Swann has a confident character which plays a huge part as a spinner, not that his bubbly nature helped him on a premature maiden tour to South Africa in 1999. It's a trait that comes through in press conferences when he is happy to joke, whereas Panesar is the ultimate straight man. His debut also gave him experience in dealing with pressurised call-ups. England had returned to India following the Mumbai attacks late last year and Swann was pitched in against Rahul Dravid, Sachin Tendulkar and company.
He responded with two wickets in his first over, and although England lost the Test to Tendulkar's fourth-innings masterclass Swann was far from disgraced. It made him believe he could succeed at the top level and this haul confirmed that fact with a huge rubber stamp. "I came off the field to get a blister [on his foot] looked at after I got four wickets and lied through my back teeth that five-fers and hundreds don't really bother me," he said. "I genuinely believed that until I took the wicket and it felt like Chennai all over again, running around like an idiot."
And it wasn't even meant to be Swann's day. Overnight the ridge back-of-a-length from the Factory Road End had been talked about enough to make a geological research paper. England were happy talk it up - "It's right on Freddie's length" - while West Indies had to convince themselves that most deliveries wouldn't hit the mark.

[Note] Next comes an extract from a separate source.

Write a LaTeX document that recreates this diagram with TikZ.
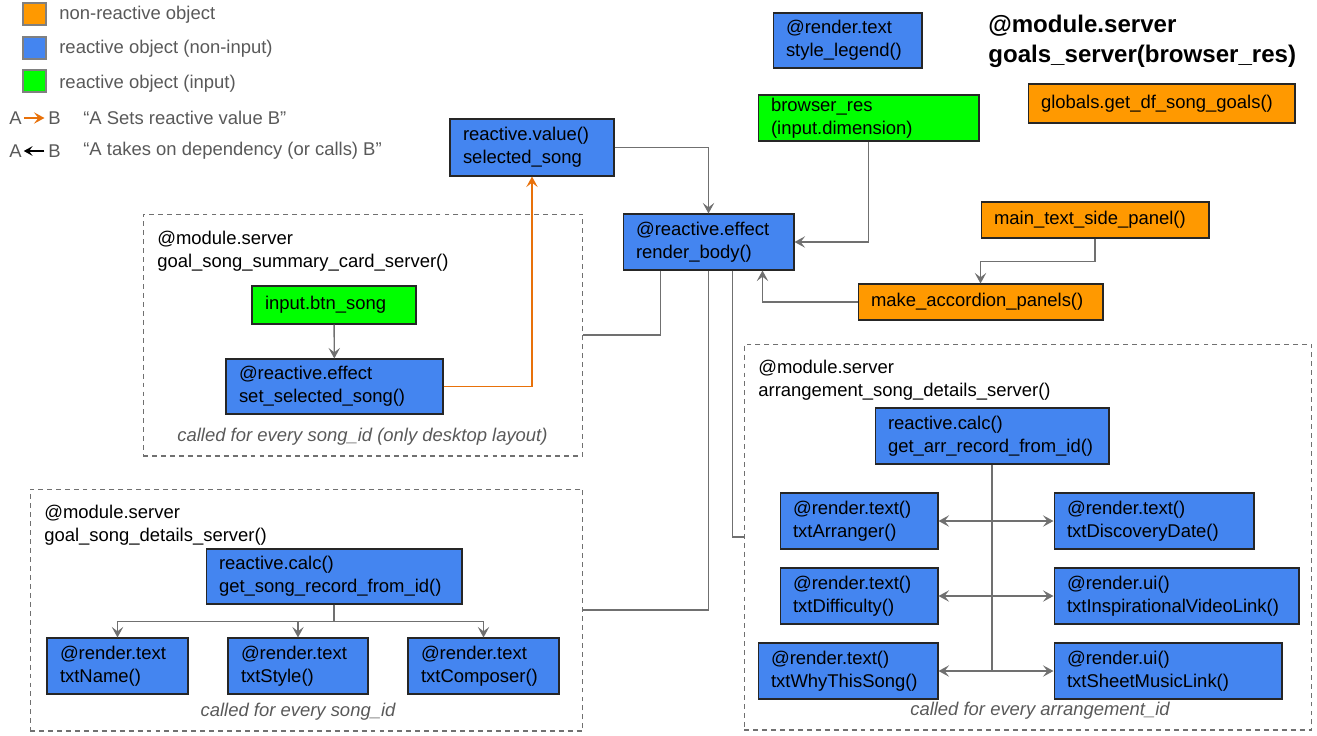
\documentclass[tikz,border=0pt]{standalone}
\usepackage{fontspec}
\setmainfont{Liberation Sans}
\usepackage{tikz}
\usetikzlibrary{arrows.meta, positioning, calc}
\definecolor{nonreact}{HTML}{FF9900}
\definecolor{react}{HTML}{4485F0}
\definecolor{inputc}{HTML}{00FF00}
\definecolor{setorange}{HTML}{E8710A}
\definecolor{linegray}{HTML}{707070}
\definecolor{txtgray}{HTML}{595959}
\newcommand{\objfont}{\fontsize{10.5}{13}\selectfont\hyphenpenalty=10000\relax}
\tikzstyle{obj}         = [draw=black!85, line width=0.6pt, rectangle, align=left, inner xsep=0.26cm, inner ysep=1pt, font=\objfont]
\tikzstyle{nonreactive} = [obj, fill=nonreact]
\tikzstyle{reactive}    = [obj, fill=react]
\tikzstyle{inputobj}    = [obj, fill=inputc]
\tikzstyle{module}      = [draw=linegray, dash pattern=on 2.8pt off 2.3pt, line width=0.6pt, rectangle, inner sep=0pt]
\tikzstyle{modlabel}    = [anchor=west, align=left, inner sep=0pt, font=\objfont]
\tikzstyle{note}        = [inner sep=0pt, font=\objfont\itshape, text=txtgray]
\tikzstyle{legbox}      = [draw=gray, line width=0.6pt, minimum width=0.46cm, minimum height=0.44cm, inner sep=0pt]
\tikzstyle{legtext}     = [anchor=west, inner sep=0pt, font=\objfont, text=txtgray]
\tikzstyle{plainline}   = [draw=linegray, line width=0.8pt]
\tikzstyle{deparrow}    = [plainline, -{Stealth[length=6pt, width=6.5pt, inset=2.5pt]}]
\tikzstyle{biarrow}     = [plainline, {Stealth[length=6pt, width=6.5pt, inset=2.5pt]}-{Stealth[length=6pt, width=6.5pt, inset=2.5pt]}]
\tikzstyle{setarrow}    = [draw=setorange, line width=0.8pt, -{Stealth[length=6pt, width=6.5pt, inset=2.5pt]}]

\begin{document}
\begin{tikzpicture}[x=0.02cm, y=-0.02cm]
\useasboundingbox (0,0) rectangle (1317,735);

% legend
\node [legbox, fill=nonreact] (keynon)   at (34.5,14) {};
\node [legbox, fill=react]    (keyreact) at (34.5,48) {};
\node [legbox, fill=inputc]   (keyinput) at (34.5,81) {};
\node [legtext] at (59,15) {non-reactive object};
\node [legtext] at (59,49) {reactive object (non-input)};
\node [legtext] at (59,84) {reactive object (input)};
\node [legtext] (seta) at (9,118)  {A};
\node [legtext] (setb) at (48,118) {B};
\node [legtext] at (83,118) {“A Sets reactive value B”};
\node [legtext] (depa) at (9,151)  {A};
\node [legtext] (depb) at (48,151) {B};
\node [legtext] at (83,151) {“A takes on dependency (or calls) B”};
\draw [setarrow, shorten <=1pt, shorten >=2pt] (seta) -- (setb);
\draw [black, line width=0.8pt, -{Stealth[length=5pt, width=5.5pt, inset=2pt]}, shorten <=2pt, shorten >=1pt] (depb) -- (depa);

% title
\node [anchor=west, align=left, inner sep=0pt, font=\fontsize{13.7}{17}\selectfont\bfseries] (title) at (988,41) {@module.server\\goals\_server(browser\_res)};

% modules
\node [module, minimum width=8.80cm,  minimum height=4.84cm] (cardmod) at (363,335)   {};
\node [module, minimum width=11.06cm, minimum height=4.84cm] (detmod)  at (306.5,610) {};
\node [module, minimum width=11.36cm, minimum height=7.72cm] (arrmod)  at (1028,537)  {};
\node [modlabel] at (157,251) {@module.server\\goal\_song\_summary\_card\_server()};
\node [modlabel] at (44,525)  {@module.server\\goal\_song\_details\_server()};
\node [modlabel] at (758,380) {@module.server\\arrangement\_song\_details\_server()};
\node [note] at (362.5,437) {called for every song\_id (only desktop layout)};
\node [note] at (298,712)   {called for every song\_id};
\node [note] at (1040,711)  {called for every arrangement\_id};

% nodes
\node [reactive, text width=2.46cm, minimum height=1.10cm]    (legend)  at (847.5,40.5)  {@render.text\\style\_legend()};
\node [nonreactive, text width=4.82cm, minimum height=0.78cm] (globals) at (1161.5,103.5) {globals.get\_df\_song\_goals()};
\node [inputobj, text width=3.90cm, minimum height=0.92cm]    (browser) at (868.5,118)   {browser\_res\\(input.dimension)};
\node [reactive, text width=2.76cm, minimum height=1.14cm]    (selsong) at (532,147.5)   {reactive.value()\\selected\_song};
\node [reactive, text width=2.90cm, minimum height=1.12cm]    (render)  at (708.5,242)   {@reactive.effect\\render\_body()};
\node [nonreactive, text width=4.04cm, minimum height=0.72cm] (sidepan) at (1095,220)    {main\_text\_side\_panel()};
\node [nonreactive, text width=4.38cm, minimum height=0.72cm] (accord)  at (980.5,302)   {make\_accordion\_panels()};

\node [inputobj, text width=2.76cm, minimum height=0.76cm]    (btnsong) at (334,305)     {input.btn\_song};
\node [reactive, text width=3.82cm, minimum height=1.10cm]    (setsel)  at (334.5,386.5) {@reactive.effect\\set\_selected\_song()};

\node [reactive, text width=4.60cm, minimum height=1.10cm]    (songrec) at (334,576.5)   {reactive.calc()\\get\_song\_record\_from\_id()};
\node [reactive, text width=2.30cm, minimum height=1.12cm]    (txtname) at (117.5,666)   {@render.text\\txtName()};
\node [reactive, text width=2.28cm, minimum height=1.12cm]    (txtstyle) at (298,666)    {@render.text\\txtStyle()};
\node [reactive, text width=2.50cm, minimum height=1.12cm]    (txtcomp) at (483.5,666)   {@render.text\\txtComposer()};

\node [reactive, text width=4.16cm, minimum height=1.12cm]    (arrrec)  at (992,436)     {reactive.calc()\\get\_arr\_record\_from\_id()};
\node [reactive, text width=2.64cm, minimum height=1.12cm]    (txtarr)  at (859,521)     {@render.text()\\txtArranger()};
\node [reactive, text width=2.64cm, minimum height=1.12cm]    (txtdiff) at (859,596)     {@render.text()\\txtDifficulty()};
\node [reactive, text width=3.08cm, minimum height=1.12cm]    (txtwhy)  at (848,671)     {@render.text()\\txtWhyThisSong()};
\node [reactive, text width=3.48cm, minimum height=1.12cm]    (txtdisc) at (1154,521)    {@render.text()\\txtDiscoveryDate()};
\node [reactive, text width=4.38cm, minimum height=1.12cm]    (txtinsp) at (1176.5,596)  {@render.ui()\\txtInspirationalVideoLink()};
\node [reactive, text width=4.04cm, minimum height=1.12cm]    (txtsheet) at (1168,671)   {@render.ui()\\txtSheetMusicLink()};

% edges
\draw [deparrow] (selsong) -| (render);
\draw [deparrow] (browser) |- (render);
\draw [deparrow] (sidepan.south) -- ++(0,23) -| (accord.north);
\draw [deparrow] (accord.west) -| ([xshift=1.08cm]render.south);
\draw [plainline] ([xshift=-0.96cm]render.south) |- (cardmod.east);
\draw [plainline] (render.south) |- (detmod.east);
\draw [plainline] ([xshift=0.48cm]render.south) |- (arrmod.west);

\draw [deparrow] (btnsong) -- (setsel);
\draw [setarrow] (setsel) -| (selsong);

\draw [deparrow] (songrec.south) -- ++(0,17) -| (txtname);
\draw [deparrow] (songrec.south) -- ++(0,17) -| (txtstyle);
\draw [deparrow] (songrec.south) -- ++(0,17) -| (txtcomp);

\draw [plainline] (arrrec.south) -- (arrrec.south |- txtwhy.east);
\draw [biarrow] (txtarr)  -- (txtdisc);
\draw [biarrow] (txtdiff) -- (txtinsp);
\draw [biarrow] (txtwhy)  -- (txtsheet);

\end{tikzpicture}
\end{document}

For a while, though, the tricks were in England's minds as they became obsessed with trying to pound the line. During the morning warm-up the bowlers had run in on a practice pitch with a blue marker showing them the spot. Sometimes you can train the mind too much, and for the first hour England missed more than they hit. It's a shame Panesar isn't playing, because he'd have known all about hitting the right areas.
"Maybe that played into my hands," Swann said. "Everyone was expecting the half-way line to play havoc with the game, but I think only one ball has done anything stupid - the one to Freddie - or at least got a wicket. Maybe people have been a little preoccupied with that."
If Swann had targeted the ridge he would have spent the day bowling long-hops, so instead he focussed on tossing the ball up. Spin bowling is all about give and take, unless the bowler is lucky enough to be a Shane Warne or Muttiah Muralitharan who can float the ball on a string. Often their best chance of taking wickets is to buy them and the currency is boundaries. Swann had the luxury of bowling with a total of 566 behind him - that won't always be the case - but would Panesar have tried as much variation?
A number of his wickets - Devon Smith's swipe, Ramnaresh Sarwan's club to midwicket and Denesh Ramdin's aberration against a full toss - were batsman-error, but Swann had deserved them for trying to make things happen. "Sarwan getting out was a great wicket for me. He was looking so comfortable and I didn't really know where to bowl at him," he said. "I'd decided I was going to give him a single and bowl at the other guy. Then he decided to try and hit a six and I couldn't be happier to see it go to Fred."
The smile grew wider still when he trapped Sulieman Benn for his fifth wicket, meaning it was the first five-wicket haul by an England offspinner since Peter Such took 5 for 81 against Australia, at Sydney, in 1999. That's a long time between drinks, but Swann has the ability to ensure it won't be another ten-year wait for the next one.